As a father, one is obligated to occasionally go to the theater to see children’s movies. The ironic thing is that it often becomes the only time that I get to go to the theater. I mean if I have a free night, I’m not going to go sit in the dark not talking to Ms. Hipster for a couple hours. I’m going to eat a good meal, drink lots of drinks and have a hearty conversation and debate with her about the fact that the most efficient meetings tend to only be scheduled for 30 minutes and last 28.

Tangled seemed like the least likely to offend when it came to a weekend jaunt to the movies. I knew it was a play on the Repunzel story, a story with which Hipster Jr. was and is familiar, so I’d hopefully be doing less “translating” during the movie. Granted, in a kid’s movie some talking is accepted, as children (along, it seems, with most women over the age of 65) have trouble following plots and need some explanation to put understanding back on the rails.

That said, it’s still a kid’s movie, so the plot has to remain relatively simple, standard and lesson-filled. This ain’t no Ponyo. In this version of the story, the Repunzel character gets this whole magic flower thing inside her when she’s an infant that makes her hair magic. This old hag figures out her hair is magic and will somehow keep her young if she can posess it. So she kidnaps Repunzel, who is the daughter of the king of the land, and locks her in a tower so she can continuously use the hair to rejuvenate her aging self. Meanwhile every year the king and queen and their happy subjects celebrate (well, not celebrate) the disappearance of the princess.

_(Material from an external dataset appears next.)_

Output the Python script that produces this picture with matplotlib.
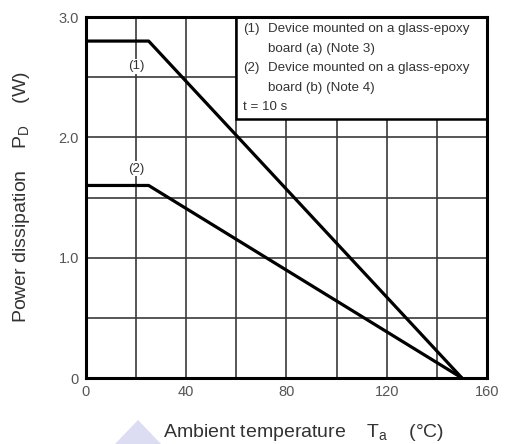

Enter the rapscallion. The thief. The hooligan to come save her from the tower. The cocky douche with a heart of gold who hides behind his bravado, who has met his match in the form of this energetic dynamo.

Basically this dude, Flynn Ryder, stumbles upon the princess purely by accident and a deal is struck after she knocks his ass out. He will show her the world that she’s never seen and she’ll return the tiara that he had stolen and had in his bag when he invaded her tree tower. Let the wackiness and song commence! And God knows Disney loves those road movies (Bolt, anyone?). And they love those redemptive stories of the bad guy going straight and God knows they love those fuckin’ princesses. I don’t know if it’s wrong to cuss in the review of a kids’ movie, but I do know that all of this is kind of wallpaper. For a movie that reportedly cost $260,000,000, not a lot of it shows on screen. Sure, it’s 3D and stuff, but everything is 3D these days. And clearly they didn’t pay the script doctors to craft them something dynamic and original. They honestly fed this one into the plot-o-matic 2000 and hit enter. It’s not that the characters are terrible or the performances bad, but it just felt too predictable and too paint-by-numbers to make any kind of lasting impression. I’m sure this thing will sell a billion copies on DVD, and every little girl in the world will watch it at slumber parties and whatnot, but kids don’t know shit, do they? I mean, kids love that crap-ass Cars movie, after all.

This leads me to the overall issue with rating young peoples’ movies at all. They’re not really meant for me, so how can I give them like four or five stars? I can appreciate that some movies—even movies like this one—can be good for kids and enjoyable on some level for adults, but it doesn’t mean they’re necessarily good movies.